Given task ▸ Print the lines that start the entries and continue through the one holding "import * as echarts from 'echarts';", please, exactly and with the pictures omitted.

## BEGIN Dataset

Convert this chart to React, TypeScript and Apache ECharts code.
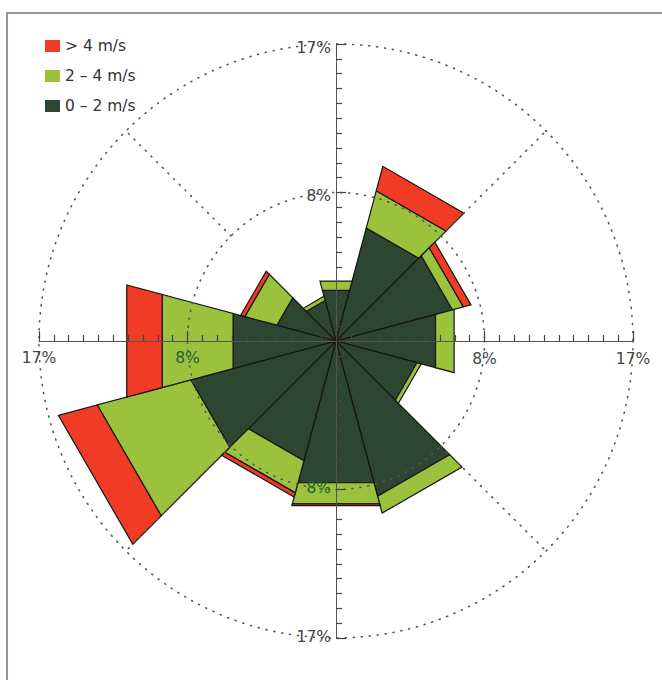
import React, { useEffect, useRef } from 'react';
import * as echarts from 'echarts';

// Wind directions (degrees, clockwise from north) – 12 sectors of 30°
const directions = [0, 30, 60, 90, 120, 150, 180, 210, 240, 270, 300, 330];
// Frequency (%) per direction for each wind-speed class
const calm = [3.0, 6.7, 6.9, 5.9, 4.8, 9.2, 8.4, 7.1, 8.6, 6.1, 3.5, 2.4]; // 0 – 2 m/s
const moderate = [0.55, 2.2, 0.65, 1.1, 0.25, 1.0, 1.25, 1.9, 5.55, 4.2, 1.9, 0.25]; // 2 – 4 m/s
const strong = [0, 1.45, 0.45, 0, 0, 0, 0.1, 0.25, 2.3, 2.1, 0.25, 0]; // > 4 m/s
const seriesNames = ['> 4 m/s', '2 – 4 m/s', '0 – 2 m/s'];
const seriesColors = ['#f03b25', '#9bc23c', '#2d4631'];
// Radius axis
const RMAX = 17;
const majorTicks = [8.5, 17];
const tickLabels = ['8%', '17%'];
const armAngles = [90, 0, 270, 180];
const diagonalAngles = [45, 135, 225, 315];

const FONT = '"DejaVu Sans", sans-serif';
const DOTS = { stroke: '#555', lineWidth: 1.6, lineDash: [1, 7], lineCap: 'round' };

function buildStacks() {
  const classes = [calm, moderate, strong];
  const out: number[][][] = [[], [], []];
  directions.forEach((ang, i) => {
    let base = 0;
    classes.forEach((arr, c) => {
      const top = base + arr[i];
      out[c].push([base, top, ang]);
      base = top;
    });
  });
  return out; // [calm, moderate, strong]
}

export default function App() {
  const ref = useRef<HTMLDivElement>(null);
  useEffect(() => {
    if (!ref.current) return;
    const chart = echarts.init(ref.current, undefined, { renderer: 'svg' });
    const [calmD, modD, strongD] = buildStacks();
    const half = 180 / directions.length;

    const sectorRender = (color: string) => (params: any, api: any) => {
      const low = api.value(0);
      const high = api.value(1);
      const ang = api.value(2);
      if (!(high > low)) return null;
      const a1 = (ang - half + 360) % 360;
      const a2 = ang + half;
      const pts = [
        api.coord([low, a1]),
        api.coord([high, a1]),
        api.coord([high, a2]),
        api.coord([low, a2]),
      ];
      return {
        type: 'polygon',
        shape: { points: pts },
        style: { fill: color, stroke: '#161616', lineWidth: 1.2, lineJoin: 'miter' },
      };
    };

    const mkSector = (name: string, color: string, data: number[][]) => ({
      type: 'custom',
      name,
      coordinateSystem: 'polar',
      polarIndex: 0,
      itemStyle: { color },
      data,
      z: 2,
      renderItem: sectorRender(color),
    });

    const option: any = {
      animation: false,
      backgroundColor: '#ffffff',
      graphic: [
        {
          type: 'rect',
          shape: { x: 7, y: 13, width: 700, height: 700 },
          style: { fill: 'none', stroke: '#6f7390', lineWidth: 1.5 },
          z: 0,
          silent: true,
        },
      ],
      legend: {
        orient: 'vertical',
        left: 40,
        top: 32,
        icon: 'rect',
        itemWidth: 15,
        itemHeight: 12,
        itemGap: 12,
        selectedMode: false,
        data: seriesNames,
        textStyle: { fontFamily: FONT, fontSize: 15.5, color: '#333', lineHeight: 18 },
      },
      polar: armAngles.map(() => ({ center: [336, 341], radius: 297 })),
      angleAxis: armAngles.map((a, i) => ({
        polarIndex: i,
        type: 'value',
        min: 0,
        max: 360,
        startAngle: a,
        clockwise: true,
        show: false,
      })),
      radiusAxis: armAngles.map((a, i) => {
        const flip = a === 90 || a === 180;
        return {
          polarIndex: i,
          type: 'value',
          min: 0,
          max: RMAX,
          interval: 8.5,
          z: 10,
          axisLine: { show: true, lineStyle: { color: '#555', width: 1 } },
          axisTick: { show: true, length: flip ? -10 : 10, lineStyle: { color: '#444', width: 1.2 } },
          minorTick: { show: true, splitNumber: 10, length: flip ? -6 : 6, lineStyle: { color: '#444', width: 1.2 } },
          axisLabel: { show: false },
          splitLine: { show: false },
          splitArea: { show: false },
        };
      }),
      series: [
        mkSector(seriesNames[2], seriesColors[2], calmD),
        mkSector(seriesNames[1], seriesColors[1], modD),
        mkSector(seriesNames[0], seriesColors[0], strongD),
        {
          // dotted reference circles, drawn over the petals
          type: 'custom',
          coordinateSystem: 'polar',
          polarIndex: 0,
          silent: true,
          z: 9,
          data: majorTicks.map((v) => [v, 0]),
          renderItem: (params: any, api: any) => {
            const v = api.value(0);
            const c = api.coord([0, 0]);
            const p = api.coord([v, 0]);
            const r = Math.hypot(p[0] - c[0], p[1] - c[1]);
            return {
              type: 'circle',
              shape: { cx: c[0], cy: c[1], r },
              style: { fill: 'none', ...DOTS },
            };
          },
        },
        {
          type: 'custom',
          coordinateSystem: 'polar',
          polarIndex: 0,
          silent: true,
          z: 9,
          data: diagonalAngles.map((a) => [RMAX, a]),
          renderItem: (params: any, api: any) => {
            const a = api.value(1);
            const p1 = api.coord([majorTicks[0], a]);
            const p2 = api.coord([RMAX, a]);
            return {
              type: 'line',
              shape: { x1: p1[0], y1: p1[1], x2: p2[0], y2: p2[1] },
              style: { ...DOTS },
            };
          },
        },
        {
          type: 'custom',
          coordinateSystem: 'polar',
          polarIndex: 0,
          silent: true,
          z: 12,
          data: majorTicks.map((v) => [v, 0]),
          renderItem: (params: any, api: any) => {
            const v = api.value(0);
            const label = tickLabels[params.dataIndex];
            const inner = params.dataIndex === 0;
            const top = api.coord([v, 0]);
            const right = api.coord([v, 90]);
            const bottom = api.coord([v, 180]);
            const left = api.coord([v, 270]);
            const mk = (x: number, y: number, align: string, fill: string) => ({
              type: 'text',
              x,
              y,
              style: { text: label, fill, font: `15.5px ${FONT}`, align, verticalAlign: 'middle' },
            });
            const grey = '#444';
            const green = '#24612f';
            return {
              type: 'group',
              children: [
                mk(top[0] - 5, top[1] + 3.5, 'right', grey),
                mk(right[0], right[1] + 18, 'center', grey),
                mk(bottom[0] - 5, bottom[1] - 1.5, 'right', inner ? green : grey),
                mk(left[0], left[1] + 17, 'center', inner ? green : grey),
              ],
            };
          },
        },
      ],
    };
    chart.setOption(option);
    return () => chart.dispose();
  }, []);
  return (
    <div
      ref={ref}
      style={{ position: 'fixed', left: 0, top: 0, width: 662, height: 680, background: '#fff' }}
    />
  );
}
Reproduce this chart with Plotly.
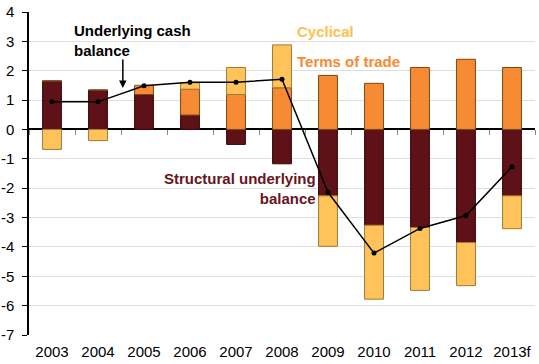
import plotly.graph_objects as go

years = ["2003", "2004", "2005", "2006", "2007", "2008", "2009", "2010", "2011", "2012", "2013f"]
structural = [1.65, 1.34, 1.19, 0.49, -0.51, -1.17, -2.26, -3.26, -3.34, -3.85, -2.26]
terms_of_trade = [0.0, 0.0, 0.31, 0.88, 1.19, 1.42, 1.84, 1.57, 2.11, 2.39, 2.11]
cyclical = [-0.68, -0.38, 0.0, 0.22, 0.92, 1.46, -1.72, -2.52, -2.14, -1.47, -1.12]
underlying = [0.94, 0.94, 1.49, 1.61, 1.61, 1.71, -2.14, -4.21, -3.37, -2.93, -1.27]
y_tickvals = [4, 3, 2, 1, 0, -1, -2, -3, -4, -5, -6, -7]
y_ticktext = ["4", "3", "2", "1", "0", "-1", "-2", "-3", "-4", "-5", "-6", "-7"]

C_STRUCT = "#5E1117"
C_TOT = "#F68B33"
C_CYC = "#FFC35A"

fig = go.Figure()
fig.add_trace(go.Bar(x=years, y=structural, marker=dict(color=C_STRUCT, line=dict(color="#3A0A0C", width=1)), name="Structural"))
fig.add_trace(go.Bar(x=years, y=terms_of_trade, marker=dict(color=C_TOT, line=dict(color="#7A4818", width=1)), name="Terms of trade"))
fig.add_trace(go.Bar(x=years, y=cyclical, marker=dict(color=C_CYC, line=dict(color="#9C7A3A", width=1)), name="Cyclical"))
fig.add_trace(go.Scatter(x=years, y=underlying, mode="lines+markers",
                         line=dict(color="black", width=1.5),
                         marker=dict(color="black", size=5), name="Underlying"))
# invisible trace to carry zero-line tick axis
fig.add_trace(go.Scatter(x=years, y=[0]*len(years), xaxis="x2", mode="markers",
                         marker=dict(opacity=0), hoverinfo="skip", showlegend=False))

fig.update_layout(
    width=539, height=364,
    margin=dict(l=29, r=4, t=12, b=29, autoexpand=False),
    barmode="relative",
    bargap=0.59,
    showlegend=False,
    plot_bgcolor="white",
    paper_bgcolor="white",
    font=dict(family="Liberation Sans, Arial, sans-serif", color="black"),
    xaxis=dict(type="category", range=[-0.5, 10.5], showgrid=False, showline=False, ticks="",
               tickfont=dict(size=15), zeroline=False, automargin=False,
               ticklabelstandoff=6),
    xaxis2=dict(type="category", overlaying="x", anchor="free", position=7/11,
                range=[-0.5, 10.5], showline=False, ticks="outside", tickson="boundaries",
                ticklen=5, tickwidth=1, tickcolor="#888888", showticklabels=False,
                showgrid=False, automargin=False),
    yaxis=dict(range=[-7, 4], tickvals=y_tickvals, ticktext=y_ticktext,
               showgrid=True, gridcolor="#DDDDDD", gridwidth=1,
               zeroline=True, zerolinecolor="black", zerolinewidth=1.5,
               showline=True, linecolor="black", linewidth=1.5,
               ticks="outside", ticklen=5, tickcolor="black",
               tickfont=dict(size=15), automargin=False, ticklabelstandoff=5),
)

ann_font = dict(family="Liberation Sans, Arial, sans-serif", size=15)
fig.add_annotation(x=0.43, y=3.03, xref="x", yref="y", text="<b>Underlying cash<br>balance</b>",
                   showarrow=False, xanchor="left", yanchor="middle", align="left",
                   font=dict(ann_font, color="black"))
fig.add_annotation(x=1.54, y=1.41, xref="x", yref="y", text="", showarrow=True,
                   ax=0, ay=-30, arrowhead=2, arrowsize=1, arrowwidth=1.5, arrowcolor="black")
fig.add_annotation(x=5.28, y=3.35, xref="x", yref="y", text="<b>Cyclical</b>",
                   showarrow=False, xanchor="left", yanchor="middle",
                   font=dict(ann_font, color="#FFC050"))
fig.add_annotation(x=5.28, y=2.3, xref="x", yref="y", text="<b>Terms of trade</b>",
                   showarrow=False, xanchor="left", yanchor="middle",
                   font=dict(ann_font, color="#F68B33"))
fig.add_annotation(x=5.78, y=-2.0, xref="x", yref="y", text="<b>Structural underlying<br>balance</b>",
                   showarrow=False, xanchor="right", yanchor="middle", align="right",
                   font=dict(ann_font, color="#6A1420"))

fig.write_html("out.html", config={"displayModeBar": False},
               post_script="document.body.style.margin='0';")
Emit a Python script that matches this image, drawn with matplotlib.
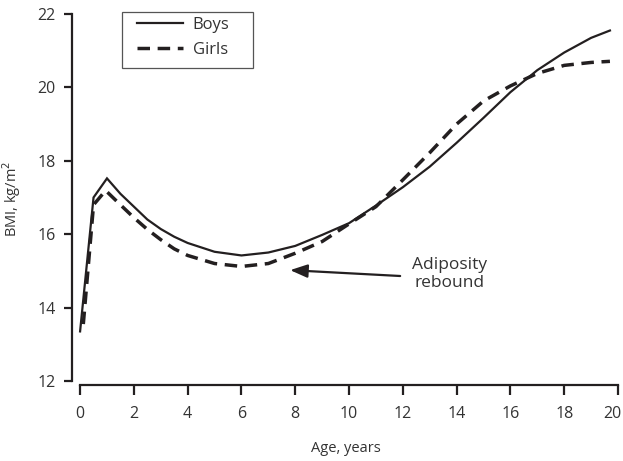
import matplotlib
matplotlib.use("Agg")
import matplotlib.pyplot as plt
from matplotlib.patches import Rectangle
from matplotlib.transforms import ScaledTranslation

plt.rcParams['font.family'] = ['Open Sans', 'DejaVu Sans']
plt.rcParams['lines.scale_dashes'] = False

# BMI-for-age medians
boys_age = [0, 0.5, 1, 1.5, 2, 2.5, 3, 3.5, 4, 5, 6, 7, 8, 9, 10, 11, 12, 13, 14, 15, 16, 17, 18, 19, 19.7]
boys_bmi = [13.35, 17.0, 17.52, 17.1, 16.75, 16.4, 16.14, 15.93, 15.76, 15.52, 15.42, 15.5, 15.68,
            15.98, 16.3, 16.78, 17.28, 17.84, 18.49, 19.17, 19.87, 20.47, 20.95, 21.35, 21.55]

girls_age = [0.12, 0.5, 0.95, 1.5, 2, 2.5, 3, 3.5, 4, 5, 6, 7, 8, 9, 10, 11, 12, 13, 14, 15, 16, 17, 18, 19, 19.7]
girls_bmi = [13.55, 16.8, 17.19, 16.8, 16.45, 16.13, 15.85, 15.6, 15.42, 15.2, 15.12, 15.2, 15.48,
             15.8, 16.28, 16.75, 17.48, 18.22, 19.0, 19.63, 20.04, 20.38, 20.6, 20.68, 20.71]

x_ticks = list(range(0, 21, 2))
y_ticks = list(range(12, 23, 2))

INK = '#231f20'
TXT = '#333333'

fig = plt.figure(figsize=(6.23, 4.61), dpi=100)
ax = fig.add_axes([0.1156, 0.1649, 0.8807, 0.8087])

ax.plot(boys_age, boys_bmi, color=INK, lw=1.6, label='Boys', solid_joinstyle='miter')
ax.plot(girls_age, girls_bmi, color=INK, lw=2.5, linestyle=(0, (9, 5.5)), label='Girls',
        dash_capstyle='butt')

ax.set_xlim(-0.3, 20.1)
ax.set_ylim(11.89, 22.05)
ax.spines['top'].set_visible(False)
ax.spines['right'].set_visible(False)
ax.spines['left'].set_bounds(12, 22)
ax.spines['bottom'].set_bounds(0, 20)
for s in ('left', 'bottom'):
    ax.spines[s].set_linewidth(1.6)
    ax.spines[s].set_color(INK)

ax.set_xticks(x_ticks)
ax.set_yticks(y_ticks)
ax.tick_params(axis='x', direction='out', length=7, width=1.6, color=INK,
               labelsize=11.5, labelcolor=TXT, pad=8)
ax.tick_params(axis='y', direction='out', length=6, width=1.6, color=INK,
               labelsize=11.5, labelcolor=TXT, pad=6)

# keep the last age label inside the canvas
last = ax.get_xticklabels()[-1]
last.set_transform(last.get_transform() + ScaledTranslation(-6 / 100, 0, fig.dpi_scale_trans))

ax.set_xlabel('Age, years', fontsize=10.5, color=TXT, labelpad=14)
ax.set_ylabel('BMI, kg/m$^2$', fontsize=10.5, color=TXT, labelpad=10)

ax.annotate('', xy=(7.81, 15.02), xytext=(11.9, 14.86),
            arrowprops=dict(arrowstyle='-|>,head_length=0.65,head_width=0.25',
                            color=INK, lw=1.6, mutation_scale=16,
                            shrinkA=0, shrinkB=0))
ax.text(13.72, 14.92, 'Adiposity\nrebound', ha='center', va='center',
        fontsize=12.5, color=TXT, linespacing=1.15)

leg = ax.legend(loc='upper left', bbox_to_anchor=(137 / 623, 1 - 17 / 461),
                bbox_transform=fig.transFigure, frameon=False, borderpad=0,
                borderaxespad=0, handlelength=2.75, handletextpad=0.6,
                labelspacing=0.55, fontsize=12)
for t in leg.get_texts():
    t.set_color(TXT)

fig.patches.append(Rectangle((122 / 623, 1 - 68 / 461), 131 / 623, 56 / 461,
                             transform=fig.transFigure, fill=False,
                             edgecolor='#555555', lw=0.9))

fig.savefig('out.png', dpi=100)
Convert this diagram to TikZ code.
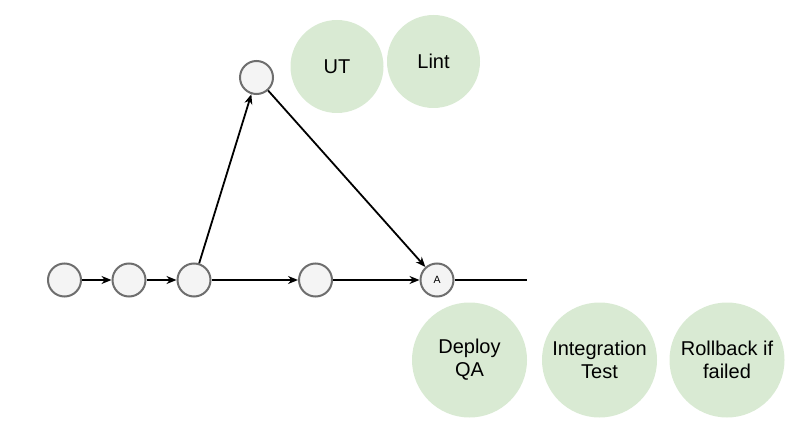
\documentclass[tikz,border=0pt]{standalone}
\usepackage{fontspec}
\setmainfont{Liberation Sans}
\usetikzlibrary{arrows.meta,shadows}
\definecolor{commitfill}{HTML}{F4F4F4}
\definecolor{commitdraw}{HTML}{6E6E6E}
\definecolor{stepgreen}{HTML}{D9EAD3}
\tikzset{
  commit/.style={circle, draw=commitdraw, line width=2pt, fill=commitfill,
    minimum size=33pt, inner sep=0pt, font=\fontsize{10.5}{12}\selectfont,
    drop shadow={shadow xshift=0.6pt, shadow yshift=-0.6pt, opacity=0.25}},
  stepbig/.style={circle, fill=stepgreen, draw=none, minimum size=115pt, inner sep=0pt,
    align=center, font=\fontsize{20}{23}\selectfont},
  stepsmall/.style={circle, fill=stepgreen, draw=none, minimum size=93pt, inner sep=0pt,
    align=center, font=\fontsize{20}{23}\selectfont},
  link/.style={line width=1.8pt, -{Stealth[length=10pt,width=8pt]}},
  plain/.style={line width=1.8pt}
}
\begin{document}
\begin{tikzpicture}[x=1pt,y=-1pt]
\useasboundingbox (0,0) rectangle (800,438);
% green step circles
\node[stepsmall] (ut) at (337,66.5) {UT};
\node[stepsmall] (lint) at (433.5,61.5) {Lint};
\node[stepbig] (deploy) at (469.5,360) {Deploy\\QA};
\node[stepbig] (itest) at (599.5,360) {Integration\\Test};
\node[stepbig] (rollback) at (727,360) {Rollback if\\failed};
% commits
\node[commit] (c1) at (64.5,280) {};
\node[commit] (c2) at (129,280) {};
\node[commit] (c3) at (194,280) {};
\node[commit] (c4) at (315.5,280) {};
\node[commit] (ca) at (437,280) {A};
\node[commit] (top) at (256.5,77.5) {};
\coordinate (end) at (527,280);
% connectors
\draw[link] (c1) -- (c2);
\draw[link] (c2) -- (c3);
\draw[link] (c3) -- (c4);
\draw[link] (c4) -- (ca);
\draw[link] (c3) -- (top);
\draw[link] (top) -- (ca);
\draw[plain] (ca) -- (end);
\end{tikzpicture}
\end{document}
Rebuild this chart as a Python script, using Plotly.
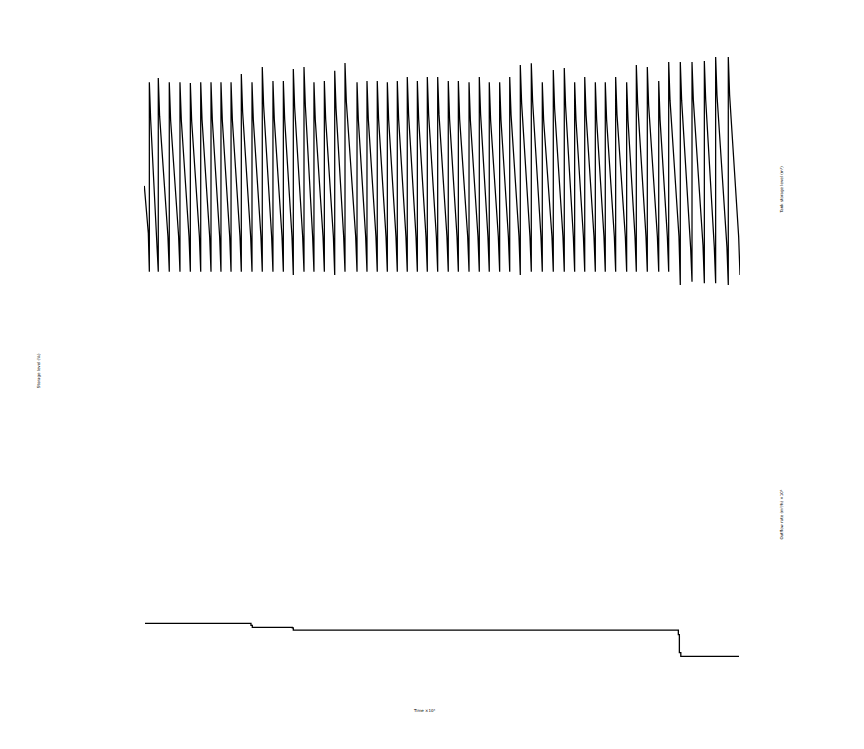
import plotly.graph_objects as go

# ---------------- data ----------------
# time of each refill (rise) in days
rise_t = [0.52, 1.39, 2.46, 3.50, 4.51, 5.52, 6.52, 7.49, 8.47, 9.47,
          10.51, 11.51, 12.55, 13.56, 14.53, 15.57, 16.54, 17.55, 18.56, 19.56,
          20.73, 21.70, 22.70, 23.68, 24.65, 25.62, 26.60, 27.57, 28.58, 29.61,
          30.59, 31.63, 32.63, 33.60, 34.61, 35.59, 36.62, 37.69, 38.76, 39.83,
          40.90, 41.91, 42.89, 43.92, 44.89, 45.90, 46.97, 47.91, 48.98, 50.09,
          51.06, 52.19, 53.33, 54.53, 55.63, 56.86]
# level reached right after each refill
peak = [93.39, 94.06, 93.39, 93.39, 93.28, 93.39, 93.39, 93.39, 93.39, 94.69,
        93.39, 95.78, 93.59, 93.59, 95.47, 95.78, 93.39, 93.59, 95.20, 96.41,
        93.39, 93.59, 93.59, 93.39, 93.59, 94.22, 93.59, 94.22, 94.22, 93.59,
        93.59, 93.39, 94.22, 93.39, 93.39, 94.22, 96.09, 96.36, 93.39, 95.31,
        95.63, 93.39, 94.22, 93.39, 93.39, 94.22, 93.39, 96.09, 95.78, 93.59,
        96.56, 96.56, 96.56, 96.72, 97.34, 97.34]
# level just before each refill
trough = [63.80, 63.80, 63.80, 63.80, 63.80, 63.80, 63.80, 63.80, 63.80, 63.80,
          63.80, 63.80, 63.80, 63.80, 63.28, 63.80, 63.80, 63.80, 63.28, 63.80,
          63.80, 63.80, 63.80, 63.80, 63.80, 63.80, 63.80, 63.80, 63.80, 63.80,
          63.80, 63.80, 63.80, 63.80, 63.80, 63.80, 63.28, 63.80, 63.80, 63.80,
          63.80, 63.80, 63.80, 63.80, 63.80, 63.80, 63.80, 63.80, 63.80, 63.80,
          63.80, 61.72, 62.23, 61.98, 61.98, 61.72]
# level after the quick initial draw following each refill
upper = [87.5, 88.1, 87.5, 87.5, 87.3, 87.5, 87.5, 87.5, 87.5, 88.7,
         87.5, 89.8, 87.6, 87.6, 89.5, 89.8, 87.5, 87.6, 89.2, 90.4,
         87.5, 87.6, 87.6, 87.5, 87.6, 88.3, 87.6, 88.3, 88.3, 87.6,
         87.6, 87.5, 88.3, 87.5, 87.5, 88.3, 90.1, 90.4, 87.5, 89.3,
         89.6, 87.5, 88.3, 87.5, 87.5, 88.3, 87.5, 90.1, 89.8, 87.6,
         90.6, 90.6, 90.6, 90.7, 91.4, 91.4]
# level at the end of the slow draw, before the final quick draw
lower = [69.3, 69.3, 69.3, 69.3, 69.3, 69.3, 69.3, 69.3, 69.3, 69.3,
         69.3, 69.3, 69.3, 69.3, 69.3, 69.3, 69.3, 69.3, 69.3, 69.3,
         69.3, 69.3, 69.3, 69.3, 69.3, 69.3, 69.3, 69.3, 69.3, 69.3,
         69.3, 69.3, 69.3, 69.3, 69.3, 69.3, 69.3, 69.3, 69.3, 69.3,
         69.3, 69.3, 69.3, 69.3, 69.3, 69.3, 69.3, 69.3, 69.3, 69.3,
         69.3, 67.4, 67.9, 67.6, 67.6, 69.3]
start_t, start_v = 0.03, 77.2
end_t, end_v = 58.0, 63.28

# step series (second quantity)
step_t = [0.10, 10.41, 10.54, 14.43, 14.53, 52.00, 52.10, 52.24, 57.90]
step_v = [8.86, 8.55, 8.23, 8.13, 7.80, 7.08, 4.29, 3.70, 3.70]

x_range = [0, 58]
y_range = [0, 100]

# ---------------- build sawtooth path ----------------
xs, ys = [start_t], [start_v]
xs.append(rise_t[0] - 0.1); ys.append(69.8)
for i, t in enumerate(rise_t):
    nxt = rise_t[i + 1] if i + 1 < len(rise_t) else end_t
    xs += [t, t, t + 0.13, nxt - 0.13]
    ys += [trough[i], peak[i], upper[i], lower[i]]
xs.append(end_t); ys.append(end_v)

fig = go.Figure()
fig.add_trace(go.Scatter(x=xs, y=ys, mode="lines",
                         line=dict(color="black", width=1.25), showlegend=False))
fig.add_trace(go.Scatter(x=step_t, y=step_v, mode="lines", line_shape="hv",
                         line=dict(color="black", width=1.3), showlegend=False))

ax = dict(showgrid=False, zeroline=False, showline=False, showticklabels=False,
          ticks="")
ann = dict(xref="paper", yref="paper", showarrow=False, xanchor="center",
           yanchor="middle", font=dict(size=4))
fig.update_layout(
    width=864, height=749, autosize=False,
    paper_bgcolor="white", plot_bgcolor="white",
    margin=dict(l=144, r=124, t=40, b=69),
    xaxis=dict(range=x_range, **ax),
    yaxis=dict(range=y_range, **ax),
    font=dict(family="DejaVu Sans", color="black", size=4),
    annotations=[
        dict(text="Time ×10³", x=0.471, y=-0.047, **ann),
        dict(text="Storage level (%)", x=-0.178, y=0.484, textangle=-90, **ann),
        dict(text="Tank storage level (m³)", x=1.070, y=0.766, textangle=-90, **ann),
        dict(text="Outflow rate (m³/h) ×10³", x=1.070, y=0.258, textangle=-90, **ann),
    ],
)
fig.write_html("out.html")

## END Dataset

Finished task ▸
Convert this chart to React, TypeScript and Apache ECharts code.
import React, { useEffect, useRef } from 'react';
import * as echarts from 'echarts';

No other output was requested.